People live either a garage-door-open or a garage-door-closed existence. One allows the circulation of air and the possibilities that can arrive on the wind, the other, I suppose, gives the blessing of solitude and the illusion of privacy. Those that choose closed must ultimately face the demons within, those that pick open must deal with whatever wanders in.

Wednesday is like Thursday, Monday identical to Saturday. As the day wanes it must inevitably give way to shorts and a t-shirt, rock music and TV sports and cigar smoke that fills the old garage, leaves a delicious, musty aroma and then eases out the open garage door, moving unseen through a garage-door-closed world.

In a saloon, especially one in Deadwood, you should never sit with your back to the door, but in a garage it is standard practice and that’s what I’m doing this particular night, making friends with a cigar, livin’ a rock & roll fantasy, when a voice calls out, “Excuse me, sir.”

I’m not startled just a little peeved at the interruption. I slowly stand, turn around and there stand two young lads who have no idea what they’ve just walked into. They appear to be about fifteen years old, with white long sleeve, button-down shirts, ties, pressed slacks and polished shoes that indicate they’ve had some sort of fashion training. They both hold black books in their right hand and, well, I’ve seen this act before.

I tell them to come in and I sit back down and get back to my smoke. Without looking at them and before they can say another word, I say,

“Come to save my soul have you?”
“Yes sir, I, I mean, no sir,” says one young man with a southern accent. “We’re with the Church of Jesus Christ of Latter-day Saints, we’re here to spread the word of god.”
“Yes sir,” the other lad chimes in, “What do you know about the Church of Jesus Christ of Latter-day Saints?”
I said, “I know they don’t want to be called Mormons anymore because the world believes the word Mormon is a synonym for bigamy and that Joseph Smith claims to have found a third book of the bible written especially for him and that Mormons were basically run-out of every part of this country until they found refuge in Salt Lake City and …”

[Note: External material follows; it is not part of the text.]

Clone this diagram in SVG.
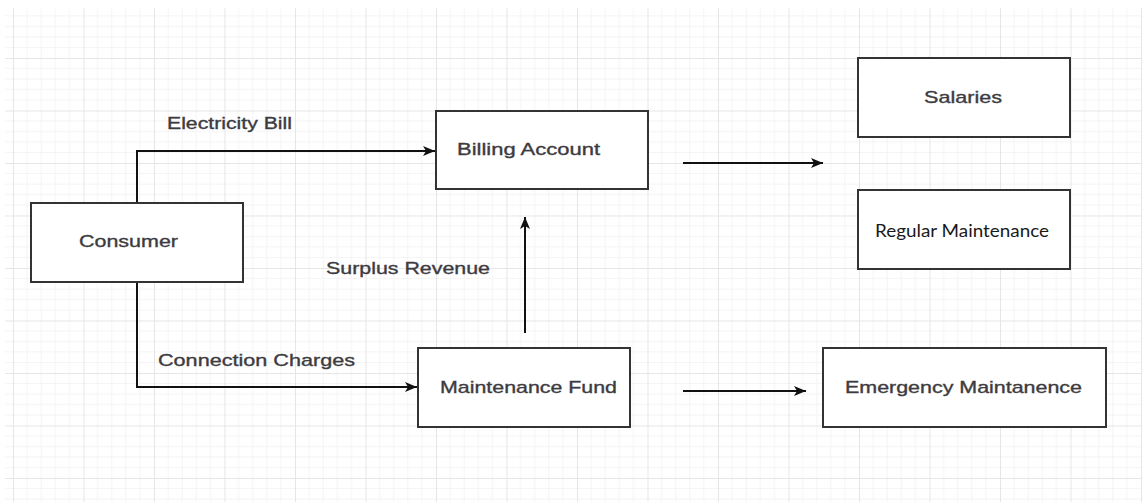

The young men stood paralyzed. I thought of offering them a cigar but that would just confirm the fact that, in their minds, I was the antichrist.

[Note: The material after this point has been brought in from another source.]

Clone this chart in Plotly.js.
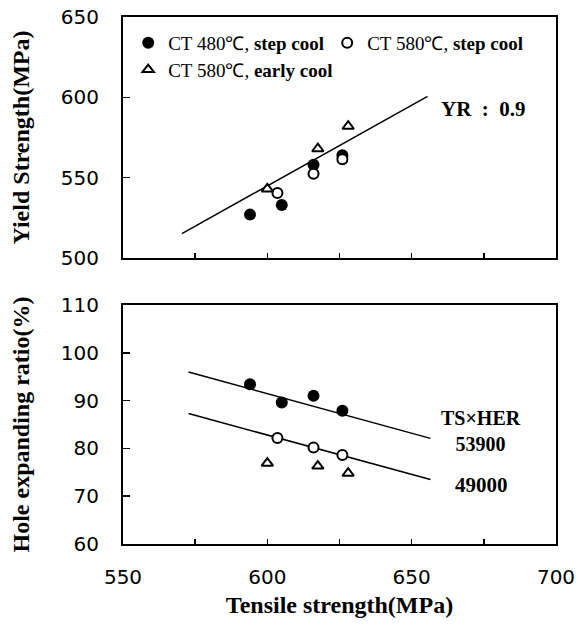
<!DOCTYPE html>
<html><head><meta charset="utf-8">
<script src="https://cdn.plot.ly/plotly-3.0.1.min.js"></script>
<style>html,body{margin:0;padding:0;background:#fff}</style>
</head><body><div id="chart" style="width:584px;height:626px"></div>
<script>
// Series: CT 480 ℃, step cool (filled circles)
const ts480Step = [594, 605, 616, 626];
const ys480Step = [527, 533, 558, 564];
const her480Step = [93.4, 89.6, 91.0, 87.9];
// Series: CT 580 ℃, step cool (open circles)
const ts580Step = [603.5, 616, 626];
const ys580Step = [540.5, 552.5, 561.5];
const her580Step = [82.2, 80.2, 78.6];
// Series: CT 580 ℃, early cool (open triangles)
const ts580Early = [600, 617.5, 628];
const ys580Early = [543, 568, 582];
const her580Early = [76.9, 76.3, 74.8];
// Reference lines
const yrLineTS = [570.4, 655.5];
const yrLineYS = [515.2, 600.6];
const herLineTS = [572.7, 656.5];
const herLine53900 = [96.0, 82.1];
const herLine49000 = [87.3, 73.5];
// Labels
const seriesNames = ['CT 480℃, <b>step cool</b>', 'CT 580℃, <b>step cool</b>', 'CT 580℃, <b>early cool</b>'];
const xTickVals = [550, 575, 600, 625, 650, 675, 700];
const xTickText = ['550', '', '600', '', '650', '', '700'];
const yTopTicks = [500, 550, 600, 650];
const yBotTicks = [60, 70, 80, 90, 100, 110];

const filledMarker = {symbol: 'circle', size: 12, color: '#000', line: {width: 0}};
const openCircle = {symbol: 'circle', size: 10, color: '#fff', line: {width: 2, color: '#000'}};
const openTri = {symbol: 'triangle-up', size: 10, color: '#fff', line: {width: 2, color: '#000'}};
const lineStyle = {color: '#000', width: 1.5};

const traces = [
  {x: yrLineTS, y: yrLineYS, xaxis: 'x2', yaxis: 'y2', mode: 'lines', line: lineStyle, showlegend: false, hoverinfo: 'skip'},
  {x: herLineTS, y: herLine53900, mode: 'lines', line: lineStyle, showlegend: false, hoverinfo: 'skip'},
  {x: herLineTS, y: herLine49000, mode: 'lines', line: lineStyle, showlegend: false, hoverinfo: 'skip'},
  {x: ts480Step, y: ys480Step, xaxis: 'x2', yaxis: 'y2', mode: 'markers', marker: filledMarker, name: seriesNames[0], legendgroup: 'a', legend: 'legend'},
  {x: ts580Step, y: ys580Step, xaxis: 'x2', yaxis: 'y2', mode: 'markers', marker: openCircle, name: seriesNames[1], legendgroup: 'b', legend: 'legend'},
  {x: ts580Early, y: ys580Early, xaxis: 'x2', yaxis: 'y2', mode: 'markers', marker: openTri, name: seriesNames[2], legendgroup: 'c', legend: 'legend2'},
  {x: ts480Step, y: her480Step, mode: 'markers', marker: filledMarker, name: seriesNames[0], legendgroup: 'a', showlegend: false},
  {x: ts580Step, y: her580Step, mode: 'markers', marker: openCircle, name: seriesNames[1], legendgroup: 'b', showlegend: false},
  {x: ts580Early, y: her580Early, mode: 'markers', marker: openTri, name: seriesNames[2], legendgroup: 'c', showlegend: false}
];

const tickFont = {family: 'DejaVu Sans', size: 20, color: '#000'};
const titleFont = {family: 'Liberation Serif', size: 24, color: '#000'};
const axisCommon = {showline: true, linewidth: 2, linecolor: '#000', mirror: true, showgrid: false, zeroline: false,
  ticks: 'inside', tickwidth: 1.5, tickcolor: '#000', tickfont: tickFont};
const legendFont = {family: 'Liberation Serif', size: 19, color: '#000'};

const annFont = {family: 'Liberation Serif', size: 21, color: '#000'};
const layout = {
  width: 584, height: 626,
  margin: {l: 123, r: 28, t: 17, b: 82},
  paper_bgcolor: '#fff', plot_bgcolor: '#fff',
  showlegend: true,
  legend: {orientation: 'h', x: 0.012, xanchor: 'left', y: 0.987, yanchor: 'top', entrywidth: 154,
    font: legendFont, bgcolor: 'rgba(0,0,0,0)', borderwidth: 0},
  legend2: {orientation: 'h', x: 0.012, xanchor: 'left', y: 0.936, yanchor: 'top',
    font: legendFont, bgcolor: 'rgba(0,0,0,0)', borderwidth: 0},
  xaxis: Object.assign({}, axisCommon, {domain: [0, 1], anchor: 'y', range: [550, 700], tickvals: xTickVals, ticktext: xTickText,
    ticklen: 5, ticklabelstandoff: 14,
    title: {text: '<b>Tensile strength(MPa)</b>', font: titleFont, standoff: 8}}),
  yaxis: Object.assign({}, axisCommon, {domain: [0, 0.4535], anchor: 'x', range: [60, 110], tickvals: yBotTicks,
    ticklen: 7, ticklabelstandoff: 18,
    title: {text: '<b>Hole expanding ratio(%)</b>', font: titleFont, standoff: 24}}),
  xaxis2: Object.assign({}, axisCommon, {domain: [0, 1], anchor: 'y2', range: [550, 700], tickvals: xTickVals,
    showticklabels: false, ticklen: 5}),
  yaxis2: Object.assign({}, axisCommon, {domain: [0.5427, 1], anchor: 'x2', range: [500, 650], tickvals: yTopTicks,
    ticklen: 7, ticklabelstandoff: 18,
    title: {text: '<b>Yield Strength(MPa)</b>', font: titleFont, standoff: 24}}),
  annotations: [
    {text: '<b>YR  :  0.9</b>', xref: 'paper', yref: 'paper', x: 0.8326, y: 0.8254, xanchor: 'center', yanchor: 'middle', showarrow: false, font: annFont},
    {text: '<b>TS×HER</b><br><b>53900</b>', xref: 'paper', yref: 'paper', x: 0.8275, y: 0.214, xanchor: 'center', yanchor: 'middle', showarrow: false, font: {family: 'Liberation Serif', size: 20, color: '#000'}},
    {text: '<b>49000</b>', xref: 'paper', yref: 'paper', x: 0.829, y: 0.112, xanchor: 'center', yanchor: 'middle', showarrow: false, font: annFont}
  ]
};

Plotly.newPlot('chart', traces, layout, {displayModeBar: false, staticPlot: true});
</script>
</body></html>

“Are you here hoping I’ll become Mormon?” I asked them. “No sir, we just want to give testimony to the saving grace of Christ.” … “Okay, go ahead. You don’t mind if I smoke do you?” “No, sir.”

They went on to tell me about their mission, about what they believed and about how earthlings have abandoned the Bible so God had to send down Joe Smith and the Latter-day Saints to save us. They were smart, well-spoken and I liked them. They seemed like real messengers and in some roundabout way, it was a holy moment in a smelly place.

“Do you think the Mormons are gonna win?”
“Pardon me, sir?”
“Do you think the Mormons are gonna win? You know, most people think their religion is the only way to heaven, that one religion is better than all the others and that at the rapture God will appear and open a gold envelope like at the Academy Awards and announce, ‘the winning religion is … the EPISCOPALIANS’!”

I said, “It’s all the same God, right?”
“Yes, sir.”

They asked me about my religious opinions. “I use the Catholic mass as a mechanism to have a conversation with God,” I said. “But the Catholic church is just as imperfect as the people sitting in the pews. Organized religion is just a framework, any framework is good it could be Catholic or Mormon or Hindu.”

“I told them that my God likes football, a good rock ballad and laughs at funny jokes.”

Anyway, before Elder Matthews and Elder Abernathy left they asked if they could come back and talk some more. I remember thinking that a man could do a lot worse than raising a son who is unafraid to go out into the world, who has the guts to stand up for his convictions and the smarts to give those convictions a voice.

America is mostly a country of fine young men, and sometimes they unexpectedly walk through open garage doors.